Leave out any picture and return the remaining listing below exactly as given.

————

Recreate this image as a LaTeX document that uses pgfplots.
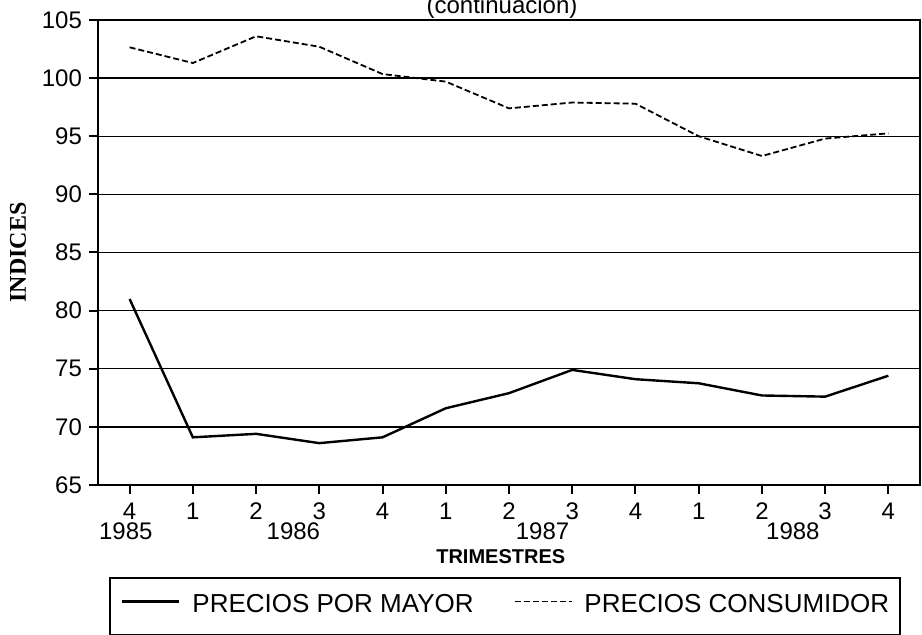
\documentclass[border=0pt]{standalone}
\usepackage{fontspec}
\setmainfont{Liberation Sans}
\newfontfamily\seriffont{Liberation Serif}
\usepackage{pgfplots}
\pgfplotsset{compat=1.18}
\begin{document}
\begin{tikzpicture}
\begin{axis}[
  scale only axis, width=411pt, height=232.5pt,
  xmin=-0.5, xmax=12.5, ymin=65, ymax=105,
  xtick={0,...,12}, xticklabels={4,1,2,3,4,1,2,3,4,1,2,3,4},
  ytick={65,70,...,105},
  tick pos=left, tick align=outside,
  major tick length=4.5pt,
  /pgf/number format/assume math mode=true,
  ticklabel style={font=\fontsize{12}{14}\selectfont},
  xticklabel style={yshift=-1pt},
  ymajorgrids, grid style={black, line width=0.7pt},
  axis line style={line width=1.2pt},
  every tick/.style={black, line width=1pt},
  clip=false,
  xlabel={TRIMESTRES},
  xlabel style={font=\fontsize{10}{12}\selectfont\bfseries, at={(axis description cs:0.490,-0.155)}, anchor=center},
  ylabel={INDICES},
  ylabel style={font=\seriffont\fontsize{12}{13}\selectfont\bfseries, at={(axis description cs:-0.0973,0.5)}, anchor=center},
  legend columns=2,
  legend cell align=left,
  legend style={at={(axis description cs:0.0134,-0.198)}, anchor=north west, draw=black, line width=1pt,
    font=\fontsize{13}{15}\selectfont, inner xsep=5.5pt, inner ysep=0pt,
    nodes={inner sep=0pt, text height=17pt, text depth=11.5pt},
    /tikz/every odd column/.append style={column sep=6pt},
    /tikz/every even column/.append style={column sep=20pt}},
  legend image code/.code={\draw[#1] (0pt,2.5pt) -- (28.5pt,2.5pt);},
]
\addplot[black, line width=1.2pt] coordinates {(0,81.0)(1,69.1)(2,69.4)(3,68.6)(4,69.1)(5,71.6)(6,72.9)(7,74.9)(8,74.1)(9,73.75)(10,72.7)(11,72.6)(12,74.4)};
\addlegendentry{PRECIOS POR MAYOR}
\addplot[black, line width=0.9pt, dash pattern=on 3pt off 1.5pt] coordinates {(0,102.65)(1,101.3)(2,103.6)(3,102.7)(4,100.35)(5,99.7)(6,97.4)(7,97.9)(8,97.8)(9,95.0)(10,93.3)(11,94.8)(12,95.25)};
\addlegendentry{PRECIOS CONSUMIDOR\hspace{7pt}}
\node[font=\fontsize{12}{14}\selectfont] at (axis cs:-0.06,65) [yshift=-23pt] {1985};
\node[font=\fontsize{12}{14}\selectfont] at (axis cs:2.59,65) [yshift=-23pt] {1986};
\node[font=\fontsize{12}{14}\selectfont] at (axis cs:6.53,65) [yshift=-23pt] {1987};
\node[font=\fontsize{12}{14}\selectfont] at (axis cs:10.49,65) [yshift=-23pt] {1988};
\node[anchor=base, font=\fontsize{12}{14}\selectfont] at (axis description cs:0.4915,1.013) {(continuacion)};
\end{axis}
\pgfresetboundingbox
\path[use as bounding box] ([xshift=-49pt,yshift=-75pt]current axis.south west) rectangle ([xshift=1pt,yshift=10pt]current axis.north east);
\end{tikzpicture}
\end{document}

————

» **FULL RESPONSE**:
Recreate this image as a LaTeX document that uses pgfplots.
\documentclass[border=0pt]{standalone}
\usepackage{fontspec}
\setmainfont{Liberation Sans}
\newfontfamily\seriffont{Liberation Serif}
\usepackage{pgfplots}
\pgfplotsset{compat=1.18}
\begin{document}
\begin{tikzpicture}
\begin{axis}[
  scale only axis, width=411pt, height=232.5pt,
  xmin=-0.5, xmax=12.5, ymin=65, ymax=105,
  xtick={0,...,12}, xticklabels={4,1,2,3,4,1,2,3,4,1,2,3,4},
  ytick={65,70,...,105},
  tick pos=left, tick align=outside,
  major tick length=4.5pt,
  /pgf/number format/assume math mode=true,
  ticklabel style={font=\fontsize{12}{14}\selectfont},
  xticklabel style={yshift=-1pt},
  ymajorgrids, grid style={black, line width=0.7pt},
  axis line style={line width=1.2pt},
  every tick/.style={black, line width=1pt},
  clip=false,
  xlabel={TRIMESTRES},
  xlabel style={font=\fontsize{10}{12}\selectfont\bfseries, at={(axis description cs:0.490,-0.155)}, anchor=center},
  ylabel={INDICES},
  ylabel style={font=\seriffont\fontsize{12}{13}\selectfont\bfseries, at={(axis description cs:-0.0973,0.5)}, anchor=center},
  legend columns=2,
  legend cell align=left,
  legend style={at={(axis description cs:0.0134,-0.198)}, anchor=north west, draw=black, line width=1pt,
    font=\fontsize{13}{15}\selectfont, inner xsep=5.5pt, inner ysep=0pt,
    nodes={inner sep=0pt, text height=17pt, text depth=11.5pt},
    /tikz/every odd column/.append style={column sep=6pt},
    /tikz/every even column/.append style={column sep=20pt}},
  legend image code/.code={\draw[#1] (0pt,2.5pt) -- (28.5pt,2.5pt);},
]
\addplot[black, line width=1.2pt] coordinates {(0,81.0)(1,69.1)(2,69.4)(3,68.6)(4,69.1)(5,71.6)(6,72.9)(7,74.9)(8,74.1)(9,73.75)(10,72.7)(11,72.6)(12,74.4)};
\addlegendentry{PRECIOS POR MAYOR}
\addplot[black, line width=0.9pt, dash pattern=on 3pt off 1.5pt] coordinates {(0,102.65)(1,101.3)(2,103.6)(3,102.7)(4,100.35)(5,99.7)(6,97.4)(7,97.9)(8,97.8)(9,95.0)(10,93.3)(11,94.8)(12,95.25)};
\addlegendentry{PRECIOS CONSUMIDOR\hspace{7pt}}
\node[font=\fontsize{12}{14}\selectfont] at (axis cs:-0.06,65) [yshift=-23pt] {1985};
\node[font=\fontsize{12}{14}\selectfont] at (axis cs:2.59,65) [yshift=-23pt] {1986};
\node[font=\fontsize{12}{14}\selectfont] at (axis cs:6.53,65) [yshift=-23pt] {1987};
\node[font=\fontsize{12}{14}\selectfont] at (axis cs:10.49,65) [yshift=-23pt] {1988};
\node[anchor=base, font=\fontsize{12}{14}\selectfont] at (axis description cs:0.4915,1.013) {(continuacion)};
\end{axis}
\pgfresetboundingbox
\path[use as bounding box] ([xshift=-49pt,yshift=-75pt]current axis.south west) rectangle ([xshift=1pt,yshift=10pt]current axis.north east);
\end{tikzpicture}
\end{document}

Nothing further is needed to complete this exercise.